I have defined a subclass of a pandas Dataframe. The subclass is basically identical to a dataframe but with additional methods to accomplish specialized tasks.
One of the most convenient properties of the pandas dataframe is that is supports method chaining; that is, dataframe methods return instances of the dataframe class.
I want to be able to use these methods, but when I call them from the child class, I get an instance of the parent.
import pandas as pd
class MySpecialDF(pd.DataFrame):
def sqrt(self, colname):
return self[colname]**2.0
df = MySpecialDF({'a':[1,2,3], 'b':[4,5,6]})
df.sqrt('a') # all good!
df = df.drop('b', axis=1) # returns a regular DF
df.sqrt('a') # AttributeError: 'DataFrame' object has no attribute 'sqrt'
How can I set things up so that these methods return instances of the subclass?
I could manually override individual methods like this:
class MySpecialDF(pd.DataFrame):
def sqrt(self, colname):
return self[colname]**2.0
def drop(self, *args, **kwargs):
return MySpecialDF(super(MySpecialDF, self).drop(*args, **kwargs))
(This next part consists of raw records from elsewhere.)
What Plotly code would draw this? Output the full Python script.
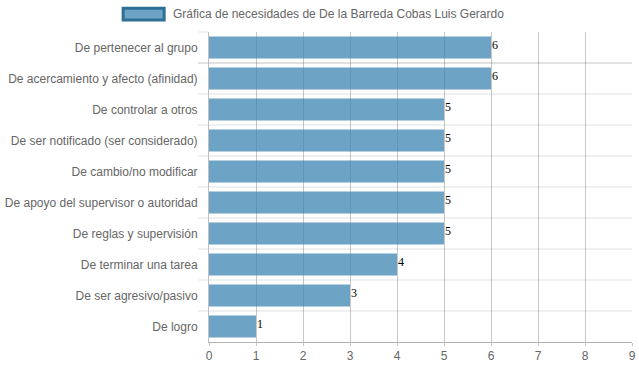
import plotly.graph_objects as go

categories = [
    "De pertenecer al grupo",
    "De acercamiento y afecto (afinidad)",
    "De controlar a otros",
    "De ser notificado (ser considerado)",
    "De cambio/no modificar",
    "De apoyo del supervisor o autoridad",
    "De reglas y supervisión",
    "De terminar una tarea",
    "De ser agresivo/pasivo",
    "De logro",
]
values = [6, 6, 5, 5, 5, 5, 5, 4, 3, 1]
series_name = "Gráfica de necesidades de De la Barreda Cobas Luis Gerardo"
x_ticks = list(range(0, 10))

fig = go.Figure()
fig.add_trace(go.Bar(
    y=categories,
    x=values,
    orientation="h",
    name=series_name,
    marker=dict(color="rgba(58,131,176,0.74)", line=dict(width=0)),
    showlegend=False,
))

for c, v in zip(categories, values):
    fig.add_annotation(x=v, y=c, xref="x", yref="y", text=str(v), showarrow=False,
                       xanchor="left", yanchor="middle", xshift=-1, yshift=3,
                       font=dict(family="Liberation Serif", size=12, color="#000"))

fig.update_layout(
    width=639, height=372,
    margin=dict(l=209, r=7, t=32, b=30, autoexpand=False),
    paper_bgcolor="white", plot_bgcolor="white",
    bargap=0.29,
    font=dict(family="Liberation Sans, Arial, sans-serif", size=12, color="#666"),
    showlegend=False,
    xaxis=dict(
        range=[0, 9], tickvals=x_ticks, showgrid=True, gridcolor="rgba(0,0,0,0.22)",
        gridwidth=1, zeroline=False, showline=True, linecolor="rgba(0,0,0,0.3)",
        ticks="outside", ticklen=3, tickcolor="rgba(0,0,0,0.22)",
        tickfont=dict(size=12, color="#666"), automargin=False,
        ticklabeloverflow="allow",
    ),
    yaxis=dict(
        categoryorder="array", categoryarray=categories, autorange="reversed",
        tickson="boundaries", showgrid=True, gridcolor="rgba(0,0,0,0.06)",
        gridwidth=2,
        ticks="outside", ticklen=10, tickcolor="rgba(0,0,0,0.06)", tickwidth=2,
        ticklabelstandoff=8,
        showline=True, linecolor="rgba(0,0,0,0.25)",
        tickfont=dict(size=12, color="#666"), automargin=False,
    ),
)

# Legend (Chart.js style box) drawn in paper coordinates
fig.add_shape(type="rect", xref="paper", yref="paper",
              x0=-0.203, x1=-0.106, y0=1.039, y1=1.077,
              fillcolor="rgba(58,131,176,0.74)", line=dict(color="#2e6f96", width=3))
fig.add_annotation(xref="paper", yref="paper", x=-0.09, y=1.058,
                   text=series_name, showarrow=False, xanchor="left", yanchor="middle",
                   font=dict(size=12, color="#666"))

fig.write_html("out.html", config={"displayModeBar": False},
               post_script="document.body.style.margin='0px';")
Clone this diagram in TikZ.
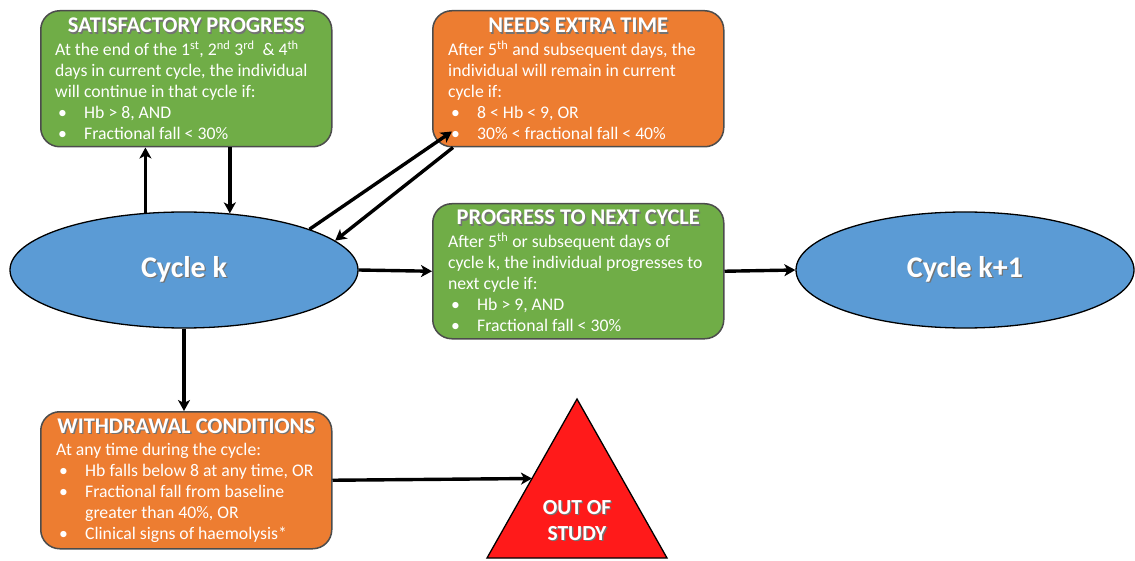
\documentclass[tikz,border=0pt]{standalone}
\usepackage{fontspec}
\setmainfont{Carlito}
\usetikzlibrary{arrows.meta,shapes.geometric,calc}
\definecolor{gfill}{HTML}{70AD47}
\definecolor{ofill}{HTML}{ED7D31}
\definecolor{bfill}{HTML}{5B9BD5}
\definecolor{rfill}{HTML}{FF1A1A}
\newcommand\shtxt[1]{\rlap{\kern1.3pt\raisebox{-1.3pt}{\textcolor{black!55}{#1}}}#1}
\newcommand\bitem[1]{\makebox[29pt][l]{\hspace{3pt}\textbullet}#1}
\begin{document}
\begin{tikzpicture}[x=1pt,y=-1pt]
\tikzset{
 box/.style={draw=black!70, line width=1.5pt, rounded corners=19pt, inner sep=0, anchor=north west, minimum width=291pt, minimum height=136pt},
 ttl/.style={anchor=base, inner sep=0, text=white, font=\fontsize{22.4}{24}\selectfont\bfseries},
 body/.style={anchor=base west, inner sep=0, text=white, font=\fontsize{17.7}{21}\selectfont},
 cyc/.style={ellipse, draw=black, line width=1.3pt, fill=bfill, inner sep=0, text=white, font=\fontsize{30}{32}\selectfont\bfseries},
 arr/.style={line width=3.4pt, -{Stealth[length=11pt,width=12pt,inset=3pt]}},
 tri/.style={anchor=base, inner sep=0, text=white, font=\fontsize{21.5}{23}\selectfont\bfseries},
}
\useasboundingbox (0,0) rectangle (1135,561);

% boxes
\node[box, fill=gfill] (sat) at (40,10) {};
\node[box, fill=ofill] (nee) at (432,10) {};
\node[box, fill=gfill, minimum height=135pt] (prog) at (432,203) {};
\node[box, fill=ofill, minimum height=137pt] (wd) at (40,411) {};

% titles
\node[ttl] (satT) at ($(sat.north)+(0,23)$) {\shtxt{SATISFACTORY PROGRESS}};
\node[ttl] (neeT) at ($(nee.north)+(0,23)$) {\shtxt{NEEDS EXTRA TIME}};
\node[ttl] (progT) at ($(prog.north)+(0,22)$) {\shtxt{PROGRESS TO NEXT CYCLE}};
\node[ttl] (wdT) at ($(wd.north)+(0,22)$) {\shtxt{WITHDRAWAL CONDITIONS}};

% bodies
\node[body] (satB) at ($(sat.north west)+(15,46)$) {\parbox[t]{280pt}{At the end of the 1\textsuperscript{st}, 2\textsuperscript{nd} 3\textsuperscript{rd}\ \ \& 4\textsuperscript{th}\\
days in current cycle, the individual\\
will continue in that cycle if:\\
\bitem{Hb > 8, AND}\\
\bitem{Fractional fall < 30\%}}};
\node[body] (neeB) at ($(nee.north west)+(16,46)$) {\parbox[t]{280pt}{After 5\textsuperscript{th} and subsequent days, the\\
individual will remain in current\\
cycle if:\\
\bitem{8 < Hb < 9, OR}\\
\bitem{30\% < fractional fall < 40\%}}};
\node[body] (progB) at ($(prog.north west)+(16,45)$) {\parbox[t]{280pt}{After 5\textsuperscript{th} or subsequent days of\\
cycle k, the individual progresses to\\
next cycle if:\\
\bitem{Hb > 9, AND}\\
\bitem{Fractional fall < 30\%}}};
\node[body] (wdB) at ($(wd.north west)+(16,44)$) {\parbox[t]{280pt}{At any time during the cycle:\\
\bitem{Hb falls below 8 at any time, OR}\\
\bitem{Fractional fall from baseline}\\
\hspace*{29pt}greater than 40\%, OR\\
\bitem{Clinical signs of haemolysis*}}};

% ellipses
\node[cyc, minimum width=348pt, minimum height=116pt] (ck) at (184,270) {\shtxt{Cycle k}};
\node[cyc, minimum width=338pt, minimum height=116pt] (ck1) at (965,270) {\shtxt{Cycle k+1}};

% triangle
\coordinate (apex) at (577,399);
\coordinate (bl) at (487,558);
\coordinate (br) at (667,558);
\draw[fill=rfill, line width=1.3pt, line join=miter] (apex) -- (bl) -- (br) -- cycle;
\coordinate (tin) at ($(apex)!0.5!(bl)$);
\node[tri] (oos1) at (577,514) {\shtxt{OUT OF}};
\node[tri] (oos2) at (577,540) {\shtxt{STUDY}};

% connectors
\draw[arr] (ck.124.6) -- (ck.124.6 |- sat.south);
\draw[arr] (sat.south -| ck.51.9) -- (ck.51.9);
\draw[arr] (ck.18.9) -- ($(nee.south west)+(20,-16)$);
\draw[arr] ($(nee.south west)+(21,0)$) -- (ck.11.1);
\draw[arr] (ck.east) -- (prog.west);
\draw[arr] (prog.east) -- (ck1.west);
\draw[arr] (ck.south) -- (ck.south |- wd.north);
\draw[arr] (wd.east) -- (tin);
\end{tikzpicture}
\end{document}
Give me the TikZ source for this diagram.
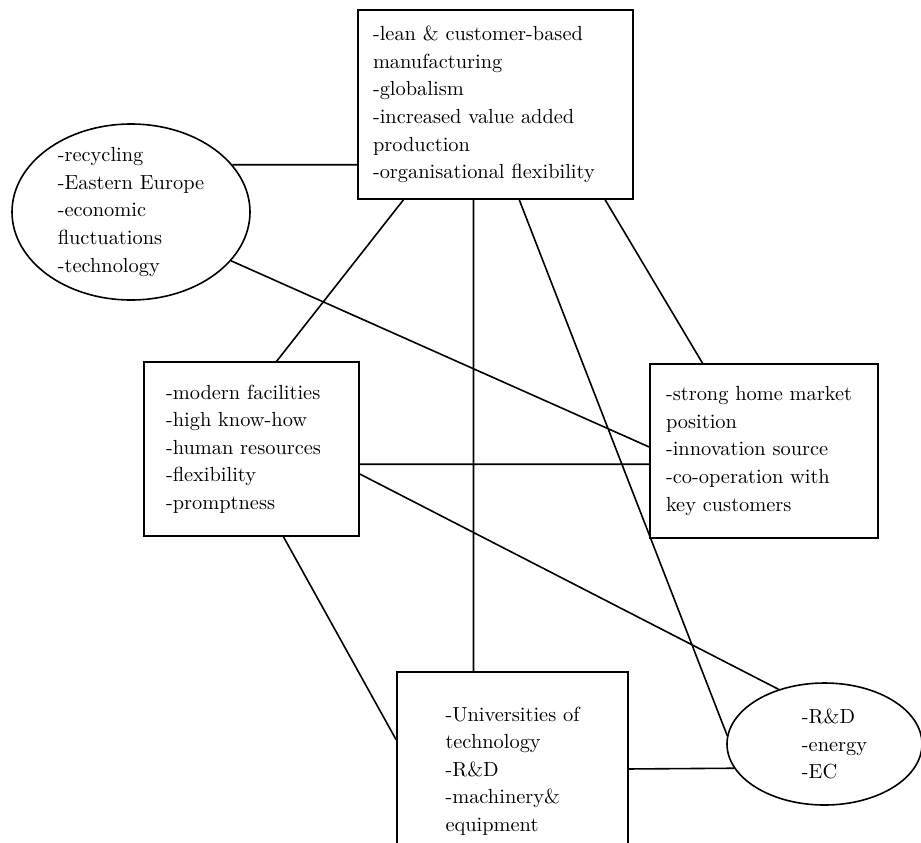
\documentclass[tikz,border=0pt]{standalone}
\usepackage{tikz}
\usetikzlibrary{shapes.geometric}
\tikzset {
    every node/.style={font=\fontsize{10.2}{13.8}\selectfont},
    box/.style={draw, line width=0.8pt, rectangle, align=left, inner sep=0pt},
    blob/.style={draw, line width=0.8pt, ellipse, inner sep=0pt},
    lbl/.style={draw=none, align=left},
    link/.style={line width=0.8pt}
}

\begin{document}
\begin{tikzpicture}[x=0.5pt, y=-0.5pt]
    \useasboundingbox (0,0) rectangle (921,842);
    \clip (0,0) rectangle (921,842);

    \node[box, minimum width=137.5pt, minimum height=94.5pt, inner xsep=7.5pt, text width=122.5pt] (trend) at (495.5,104.5)
        {-lean \& customer-based\\manufacturing\\-globalism\\-increased value added\\production\\-organisational flexibility};
    \node[blob, minimum width=119pt, minimum height=88pt,
          label={[lbl]center:{-recycling\\-Eastern Europe\\-economic\\fluctuations\\-technology}}] (env) at (131,212) {};
    \node[box, minimum width=107.5pt, minimum height=87pt, inner xsep=11pt, text width=85.5pt] (firm) at (251.5,449)
        {-modern facilities\\-high know-how\\-human resources\\-flexibility\\-promptness};
    \node[box, minimum width=114pt, minimum height=87pt, inner xsep=8pt, text width=98pt] (market) at (764,451)
        {-strong home market\\position\\-innovation source\\-co-operation with\\key customers};
    \node[box, minimum width=115.5pt, minimum height=99pt] (infra) at (512.5,771)
        {-Universities of\\technology\\-R\&D\\-machinery\&\\equipment};
    \node[blob, minimum width=97.5pt, minimum height=61pt,
          label={[lbl, xshift=5pt]center:{-R\&D\\-energy\\-EC}}] (policy) at (824.5,744) {};

    \draw[link]
        (env.25) -- (env.25 -| trend.west)
        (env.-26.1) -- (market.178.5)
        (trend.-134.4) -- (firm.74.9)
        (trend.-103.4) -- (trend.-103.4 |- infra.north)
        (trend.-76.6) -- (policy.175.9)
        (trend.-41.3) -- (market.125.5)
        (firm.-8.5) -- (firm.-8.5 -| market.west)
        (firm.-13.6) -- (policy.130.7)
        (firm.-70.7) -- (infra.165.9)
        (infra.1.5) -- (policy.195);
\end{tikzpicture}
\end{document}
But Dataframes have a lot of those and I don't want to do this manually for each one.
I thought there might be a way to apply some decorator wrapping each parent method, but I am not sure how to do this or if it is the right approach.
This problem is general to all cases where a subclass inherits methods that return instances of the parent.
Does anyone know how to fix this issue?